• [Exercise task] Could you retype the lines below, starting at the line holding "Give me the Altair source for this chart." and stopping at the line holding "import pandas as pd", inclusive? Copy them exactly and drop the images.

• [Listed entries]
-- Start --
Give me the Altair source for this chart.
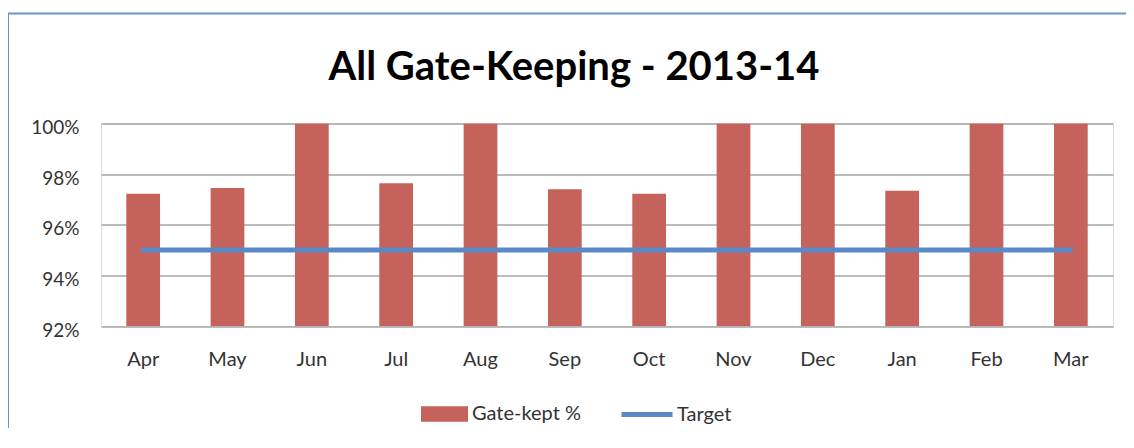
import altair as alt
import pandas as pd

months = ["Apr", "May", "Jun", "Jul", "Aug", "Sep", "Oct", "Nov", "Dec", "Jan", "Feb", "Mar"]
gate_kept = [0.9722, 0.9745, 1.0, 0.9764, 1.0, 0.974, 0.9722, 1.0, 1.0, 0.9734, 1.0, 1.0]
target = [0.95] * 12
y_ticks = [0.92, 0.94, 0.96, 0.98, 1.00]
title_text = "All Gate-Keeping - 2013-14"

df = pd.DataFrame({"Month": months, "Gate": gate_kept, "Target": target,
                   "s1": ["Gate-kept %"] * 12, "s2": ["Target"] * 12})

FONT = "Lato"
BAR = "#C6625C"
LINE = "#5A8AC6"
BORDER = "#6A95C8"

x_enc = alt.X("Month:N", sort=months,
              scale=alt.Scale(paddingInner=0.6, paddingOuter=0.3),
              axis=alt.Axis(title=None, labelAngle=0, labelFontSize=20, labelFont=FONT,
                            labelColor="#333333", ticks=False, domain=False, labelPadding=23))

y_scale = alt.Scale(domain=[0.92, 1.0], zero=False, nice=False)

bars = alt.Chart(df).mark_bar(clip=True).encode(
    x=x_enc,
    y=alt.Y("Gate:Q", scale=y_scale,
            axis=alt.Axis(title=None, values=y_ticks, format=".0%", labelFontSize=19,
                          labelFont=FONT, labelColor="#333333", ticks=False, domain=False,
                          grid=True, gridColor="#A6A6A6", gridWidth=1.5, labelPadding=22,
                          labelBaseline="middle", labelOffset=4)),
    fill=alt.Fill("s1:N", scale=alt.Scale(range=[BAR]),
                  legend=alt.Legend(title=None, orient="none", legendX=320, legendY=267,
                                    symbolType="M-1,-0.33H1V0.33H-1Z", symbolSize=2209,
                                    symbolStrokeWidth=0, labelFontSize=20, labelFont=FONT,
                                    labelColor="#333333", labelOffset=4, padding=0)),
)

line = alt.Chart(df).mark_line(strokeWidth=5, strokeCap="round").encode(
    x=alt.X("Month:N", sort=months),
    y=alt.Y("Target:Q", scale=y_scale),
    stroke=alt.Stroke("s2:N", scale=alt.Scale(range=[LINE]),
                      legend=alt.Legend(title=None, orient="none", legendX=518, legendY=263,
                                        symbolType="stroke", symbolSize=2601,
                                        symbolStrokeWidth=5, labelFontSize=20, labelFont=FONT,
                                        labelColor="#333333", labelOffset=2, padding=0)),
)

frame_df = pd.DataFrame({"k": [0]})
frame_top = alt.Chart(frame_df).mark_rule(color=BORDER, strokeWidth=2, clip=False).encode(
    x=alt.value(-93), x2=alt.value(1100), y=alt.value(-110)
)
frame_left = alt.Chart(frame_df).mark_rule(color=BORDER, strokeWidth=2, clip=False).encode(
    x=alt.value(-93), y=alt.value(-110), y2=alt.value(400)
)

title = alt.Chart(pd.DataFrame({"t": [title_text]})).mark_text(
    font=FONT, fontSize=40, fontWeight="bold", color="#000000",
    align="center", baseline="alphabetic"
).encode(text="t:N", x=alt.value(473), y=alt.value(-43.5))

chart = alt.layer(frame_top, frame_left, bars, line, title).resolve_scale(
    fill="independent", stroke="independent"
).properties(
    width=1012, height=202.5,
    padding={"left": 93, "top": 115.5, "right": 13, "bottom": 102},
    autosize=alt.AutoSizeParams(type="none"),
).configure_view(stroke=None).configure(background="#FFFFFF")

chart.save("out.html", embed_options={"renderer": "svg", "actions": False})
-- End --
-- Start --
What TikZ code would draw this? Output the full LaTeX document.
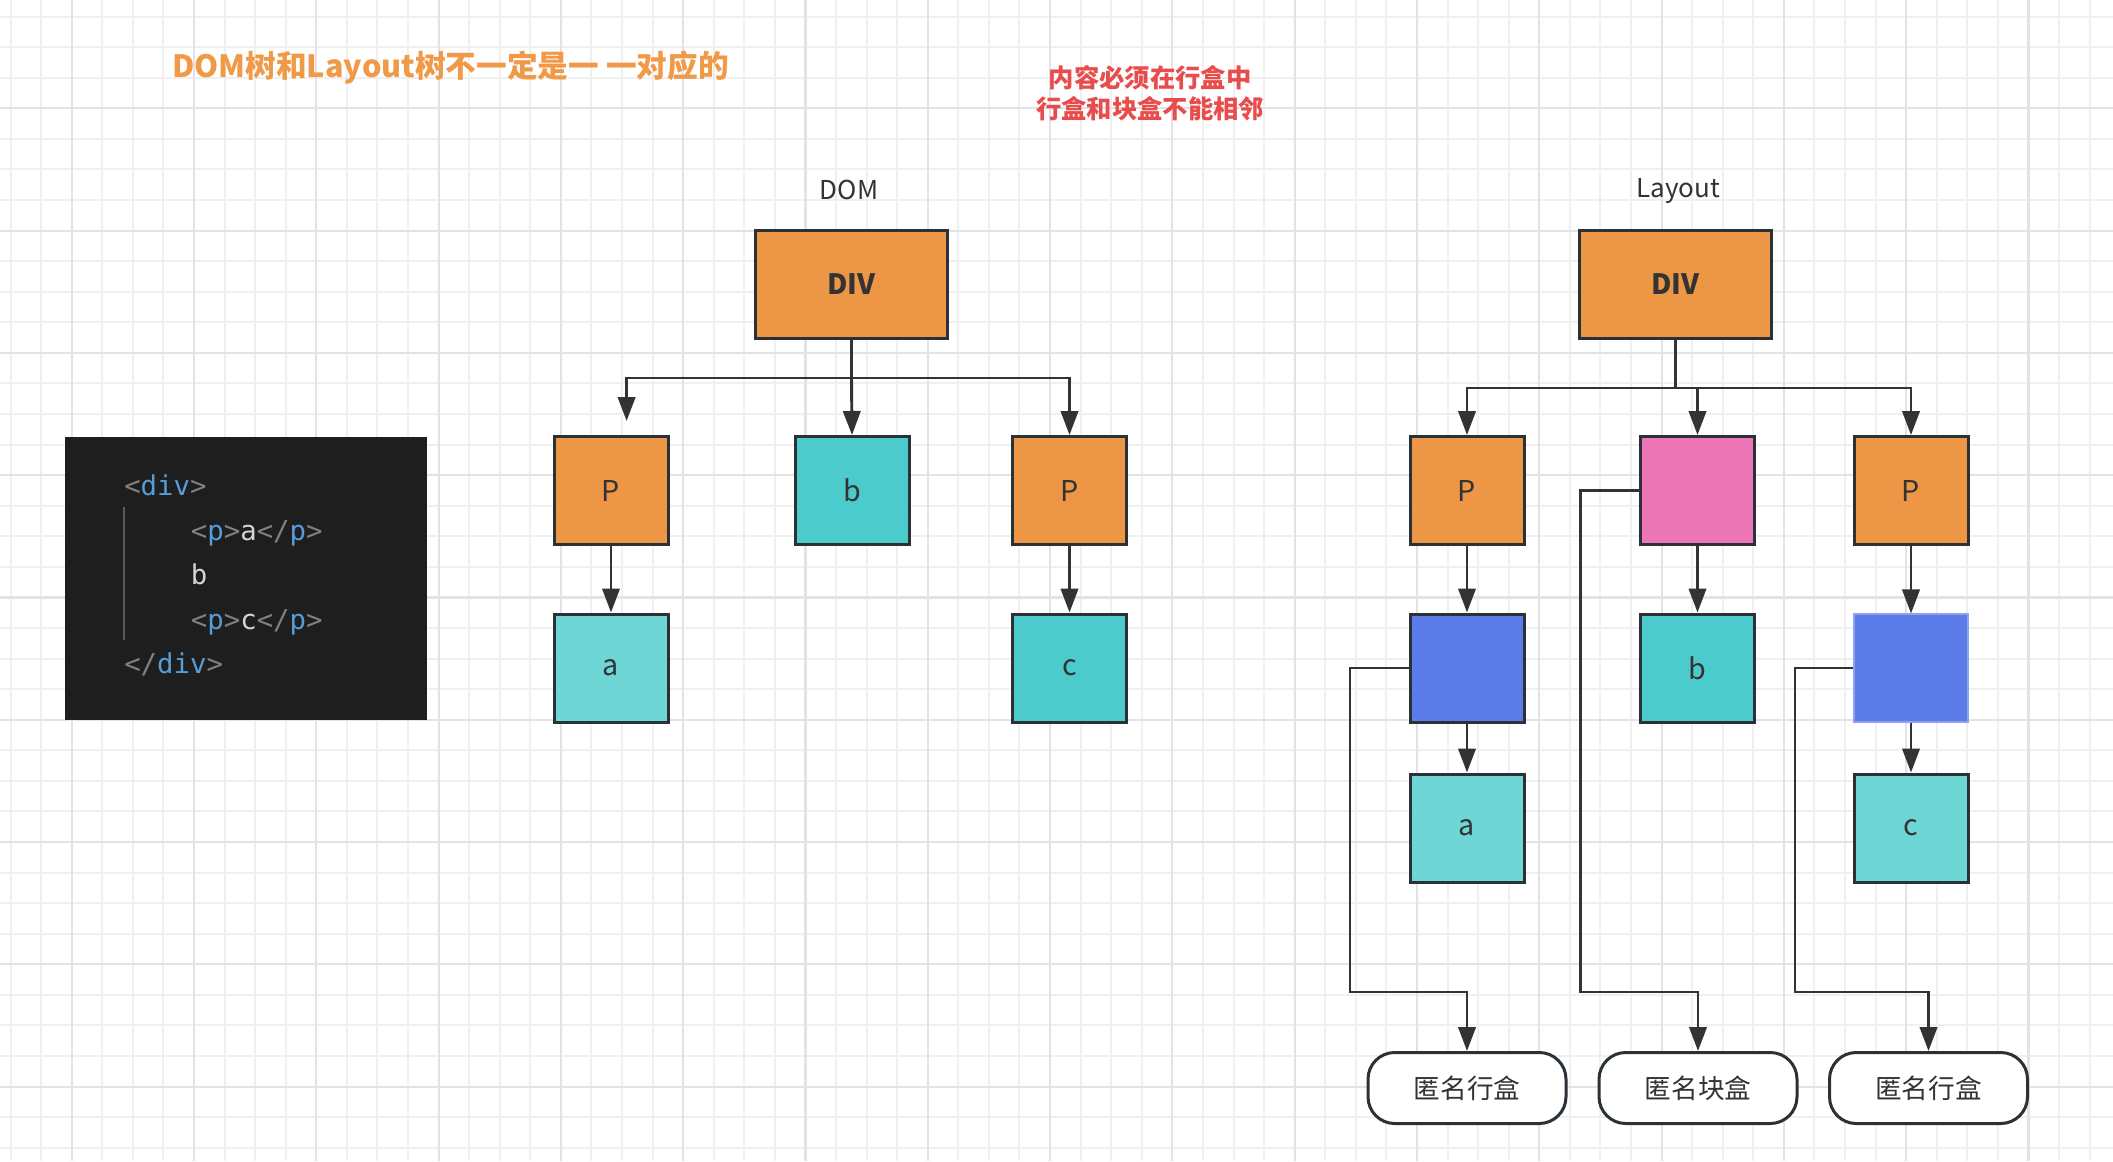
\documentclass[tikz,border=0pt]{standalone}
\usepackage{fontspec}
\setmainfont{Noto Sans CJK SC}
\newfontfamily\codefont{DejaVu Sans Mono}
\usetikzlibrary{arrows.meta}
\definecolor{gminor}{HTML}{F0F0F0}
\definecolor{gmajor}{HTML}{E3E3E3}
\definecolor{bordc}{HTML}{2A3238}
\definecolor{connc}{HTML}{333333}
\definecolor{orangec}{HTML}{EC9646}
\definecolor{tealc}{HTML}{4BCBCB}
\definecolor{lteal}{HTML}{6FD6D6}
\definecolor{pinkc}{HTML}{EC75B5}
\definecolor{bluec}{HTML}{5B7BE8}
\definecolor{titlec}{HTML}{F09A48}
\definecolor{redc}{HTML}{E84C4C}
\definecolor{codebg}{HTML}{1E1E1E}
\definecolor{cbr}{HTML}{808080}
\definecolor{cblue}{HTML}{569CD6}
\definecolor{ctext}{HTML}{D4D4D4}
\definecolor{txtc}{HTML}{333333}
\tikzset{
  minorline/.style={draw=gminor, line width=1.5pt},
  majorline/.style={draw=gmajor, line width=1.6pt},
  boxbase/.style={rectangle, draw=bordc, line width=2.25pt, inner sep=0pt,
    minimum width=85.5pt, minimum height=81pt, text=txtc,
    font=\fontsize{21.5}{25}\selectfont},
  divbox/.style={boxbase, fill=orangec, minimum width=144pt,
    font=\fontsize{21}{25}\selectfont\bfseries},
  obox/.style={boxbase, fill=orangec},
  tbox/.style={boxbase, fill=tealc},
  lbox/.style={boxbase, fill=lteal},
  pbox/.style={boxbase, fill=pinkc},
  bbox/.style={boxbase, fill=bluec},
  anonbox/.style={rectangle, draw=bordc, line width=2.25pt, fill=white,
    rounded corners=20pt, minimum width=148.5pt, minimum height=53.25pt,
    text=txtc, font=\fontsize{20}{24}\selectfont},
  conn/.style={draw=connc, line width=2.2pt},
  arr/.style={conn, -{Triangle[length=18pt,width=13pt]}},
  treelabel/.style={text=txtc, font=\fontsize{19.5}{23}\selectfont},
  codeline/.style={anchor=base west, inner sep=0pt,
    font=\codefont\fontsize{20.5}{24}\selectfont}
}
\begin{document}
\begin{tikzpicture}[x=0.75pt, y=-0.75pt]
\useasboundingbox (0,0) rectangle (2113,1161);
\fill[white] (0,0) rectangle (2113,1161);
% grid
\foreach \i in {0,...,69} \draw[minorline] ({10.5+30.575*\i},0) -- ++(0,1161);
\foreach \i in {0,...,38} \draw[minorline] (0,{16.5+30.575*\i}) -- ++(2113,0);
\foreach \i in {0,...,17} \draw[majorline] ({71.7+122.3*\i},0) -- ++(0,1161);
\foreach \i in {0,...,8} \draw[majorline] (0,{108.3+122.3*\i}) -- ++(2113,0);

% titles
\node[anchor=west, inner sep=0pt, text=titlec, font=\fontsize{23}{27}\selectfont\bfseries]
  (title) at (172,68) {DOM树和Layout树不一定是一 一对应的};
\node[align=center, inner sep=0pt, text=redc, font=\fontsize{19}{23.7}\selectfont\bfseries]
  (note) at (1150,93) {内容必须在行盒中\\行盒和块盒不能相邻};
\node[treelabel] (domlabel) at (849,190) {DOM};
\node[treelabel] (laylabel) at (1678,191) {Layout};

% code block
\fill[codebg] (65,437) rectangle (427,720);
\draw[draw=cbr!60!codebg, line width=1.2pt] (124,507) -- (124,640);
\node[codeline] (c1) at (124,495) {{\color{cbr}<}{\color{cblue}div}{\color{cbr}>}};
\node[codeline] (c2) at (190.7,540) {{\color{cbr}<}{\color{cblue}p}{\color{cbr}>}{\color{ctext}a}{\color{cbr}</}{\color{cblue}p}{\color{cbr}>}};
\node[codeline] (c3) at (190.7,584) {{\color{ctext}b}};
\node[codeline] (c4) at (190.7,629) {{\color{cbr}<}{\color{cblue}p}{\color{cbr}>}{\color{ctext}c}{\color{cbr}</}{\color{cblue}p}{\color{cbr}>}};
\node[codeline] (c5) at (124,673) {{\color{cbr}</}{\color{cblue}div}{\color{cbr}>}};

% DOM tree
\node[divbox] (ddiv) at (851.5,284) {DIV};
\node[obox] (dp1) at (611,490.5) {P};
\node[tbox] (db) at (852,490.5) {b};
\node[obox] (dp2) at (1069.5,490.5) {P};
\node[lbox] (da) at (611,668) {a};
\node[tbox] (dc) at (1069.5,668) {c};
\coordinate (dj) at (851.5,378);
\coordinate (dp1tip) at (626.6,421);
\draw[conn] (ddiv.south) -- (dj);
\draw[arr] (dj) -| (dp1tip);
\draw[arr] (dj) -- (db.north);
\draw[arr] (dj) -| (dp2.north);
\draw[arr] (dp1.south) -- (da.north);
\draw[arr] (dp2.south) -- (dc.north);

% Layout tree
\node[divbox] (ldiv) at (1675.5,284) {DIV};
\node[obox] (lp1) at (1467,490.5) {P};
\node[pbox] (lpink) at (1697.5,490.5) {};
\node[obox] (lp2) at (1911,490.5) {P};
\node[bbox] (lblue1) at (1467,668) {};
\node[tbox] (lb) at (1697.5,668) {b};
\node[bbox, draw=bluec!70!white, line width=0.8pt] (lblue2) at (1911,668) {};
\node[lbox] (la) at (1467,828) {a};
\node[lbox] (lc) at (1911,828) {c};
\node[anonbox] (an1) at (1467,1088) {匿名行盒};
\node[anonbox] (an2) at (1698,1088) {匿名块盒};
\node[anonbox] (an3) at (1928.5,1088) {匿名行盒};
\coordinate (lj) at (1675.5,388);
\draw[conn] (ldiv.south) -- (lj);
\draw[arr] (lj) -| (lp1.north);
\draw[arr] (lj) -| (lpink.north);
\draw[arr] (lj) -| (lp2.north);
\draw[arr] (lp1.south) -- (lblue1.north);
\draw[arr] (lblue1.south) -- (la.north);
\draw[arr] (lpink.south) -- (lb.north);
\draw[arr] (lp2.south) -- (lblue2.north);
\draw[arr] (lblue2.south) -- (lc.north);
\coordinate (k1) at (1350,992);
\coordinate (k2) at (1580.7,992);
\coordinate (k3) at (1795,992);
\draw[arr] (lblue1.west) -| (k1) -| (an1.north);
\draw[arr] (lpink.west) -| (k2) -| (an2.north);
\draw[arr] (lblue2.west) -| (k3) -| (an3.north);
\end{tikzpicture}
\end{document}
-- End --
• [Task solution]
Give me the Altair source for this chart.
import altair as alt
import pandas as pd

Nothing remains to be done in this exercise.